Janet Reno, the first woman to serve as U.S. Attorney General, dies at 78 - Bring Me The News

Janet Reno, the first woman to serve as U.S. Attorney General, dies at 78

She died Monday from complications of Parkinson's disease.

Janet Reno – the first woman to serve as U.S. Attorney General – has died.

Reno, 78, died Monday from complications of Parkinson's disease, her sister told the New York Times. She battled the disease for more than 20 years.

Her tenure as U.S. Attorney General under the Clinton administration (1993-2001) was "marked by tragedy and controversy. But she left office widely respected for her independence and accomplishments," NPR says.

Reno saw some high-profile cases, including the convictions of "Unabomber" Ted Kaczynski; Timothy McVeigh and Terry Nichols for the Oklahoma City bombing; and Sheik Omar Abdel-Rahman for the 1993 World Trade Center bombing, CNN reports.

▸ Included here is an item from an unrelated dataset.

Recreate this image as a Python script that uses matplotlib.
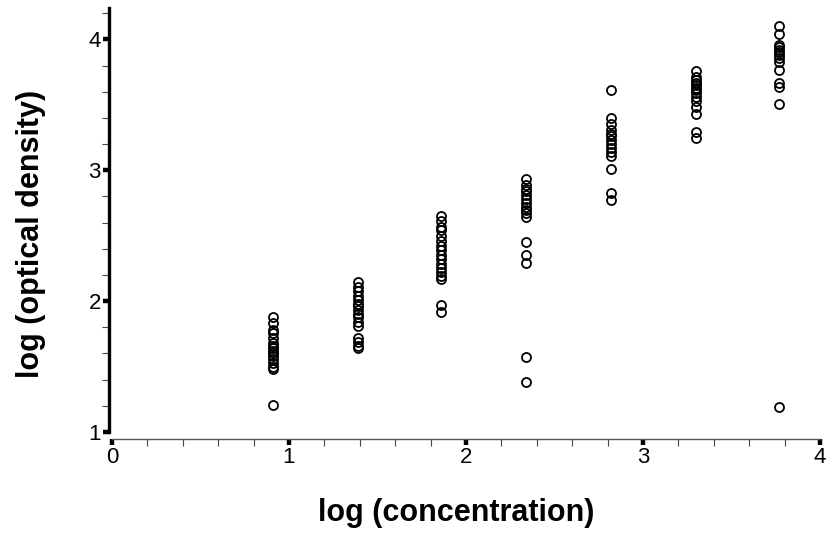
import matplotlib.pyplot as plt
from matplotlib.ticker import MultipleLocator

plt.rcParams['font.family'] = ['Liberation Sans', 'DejaVu Sans']

# log concentration for each dilution step
conc = [0.91, 1.39, 1.86, 2.34, 2.82, 3.30, 3.77]

# log optical density readings per step
od_1 = [1.88, 1.83, 1.78, 1.76, 1.72, 1.68, 1.66, 1.64, 1.62, 1.60, 1.58, 1.56, 1.53, 1.50, 1.48, 1.21]
od_2 = [2.15, 2.11, 2.08, 2.04, 2.01, 1.98, 1.96, 1.93, 1.90, 1.88, 1.84, 1.81, 1.72, 1.69, 1.66, 1.64]
od_3 = [2.65, 2.61, 2.57, 2.54, 2.50, 2.46, 2.42, 2.39, 2.35, 2.32, 2.28, 2.25, 2.22, 2.19, 2.17, 1.97, 1.92]
od_4 = [2.93, 2.89, 2.86, 2.84, 2.81, 2.78, 2.75, 2.72, 2.70, 2.67, 2.64, 2.45, 2.35, 2.29, 1.57, 1.38]
od_5 = [3.61, 3.40, 3.35, 3.31, 3.28, 3.26, 3.23, 3.20, 3.17, 3.14, 3.11, 3.01, 2.83, 2.77]
od_6 = [3.76, 3.71, 3.69, 3.67, 3.65, 3.63, 3.61, 3.59, 3.56, 3.53, 3.48, 3.43, 3.29, 3.25]
od_7 = [4.10, 4.04, 3.96, 3.94, 3.92, 3.90, 3.88, 3.86, 3.83, 3.77, 3.67, 3.64, 3.51, 1.19]

readings = [od_1, od_2, od_3, od_4, od_5, od_6, od_7]

fig = plt.figure(figsize=(8.27, 5.42), dpi=100)
ax = fig.add_axes([112 / 827, 1 - 432 / 542, 708 / 827, 424 / 542])

for x, ys in zip(conc, readings):
    ax.plot([x] * len(ys), ys, linestyle='none', marker='o', markersize=6.5,
            markerfacecolor='none', markeredgecolor='black', markeredgewidth=1.3)

ax.set_xlim(0, 4)
ax.set_ylim(1, 4.24)

for side in ('top', 'right'):
    ax.spines[side].set_visible(False)
ax.spines['left'].set_linewidth(2.4)
ax.spines['left'].set_position(('outward', 2))
ax.spines['left'].set_bounds(1, 4.24)
ax.spines['bottom'].set_linewidth(1.0)
ax.spines['bottom'].set_color('#555555')
ax.spines['bottom'].set_position(('outward', 5))

ax.xaxis.set_major_locator(MultipleLocator(1))
ax.xaxis.set_minor_locator(MultipleLocator(0.2))
ax.yaxis.set_major_locator(MultipleLocator(1))
ax.yaxis.set_minor_locator(MultipleLocator(0.2))

ax.tick_params(which='major', direction='out', length=4, width=3.2, labelsize=16, pad=2)
ax.tick_params(which='minor', direction='out', length=5, width=0.8, color='#444444')

fig.text(456 / 827, 1 - 513 / 542, 'log (concentration)', ha='center', va='center',
         fontsize=22, fontweight='bold')
fig.text(31 / 827, 1 - 234 / 542, 'log (optical density)', ha='center', va='center',
         rotation=90, fontsize=22, fontweight='bold')

fig.savefig('out.png', dpi=100)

But her time as attorney general was not free of controversy. When she first took office, she ordered a federal raid in Waco, Texas, in which 80 members of the Branch Davidian sect. were killed. Towards the end of her tenure, Reno played a role in sending Elian Gonzalez, the six-year-old Cuban immigrant who was found off the coast of Florida, back to Cuba.

One of the things the "no-frills lawyer" will also be remembered for is being played by Will Farrell on Saturday Night Live, TIME says.

To read more about Reno, check out her bio on the U.S. Department of Justice's website here.

Current attorney general releases a statement

U.S. Attorney General Loretta Lynch released a statement Monday following Reno's death:

“With the passing of Janet Reno, the Department of Justice has lost one of the most effective, decisive and well-respected leaders in its proud history. From her years in state law enforcement to her long and eventful tenure as Attorney General, Janet Reno always strove, as she put it, to do her ‘level best.’ She led the department in a time of turmoil and change, confronting issues ranging from international and domestic terrorism to fair competition in the emerging technology sector. In meeting these challenges, she was guided by one simple test: to do what the law and the facts required. She accepted the results of that test regardless of which way the political winds were blowing. She never shied from criticism or shirked responsibility, earning her the affection of her subordinates, the respect of her critics, and the esteem of the American people. And of course, as the first woman to serve as attorney general, she was an inspiration and a trailblazer for so many women working in law enforcement and government – including me. The United States is a stronger, safer and more just place because of Janet Reno’s leadership, and she will be dearly missed.”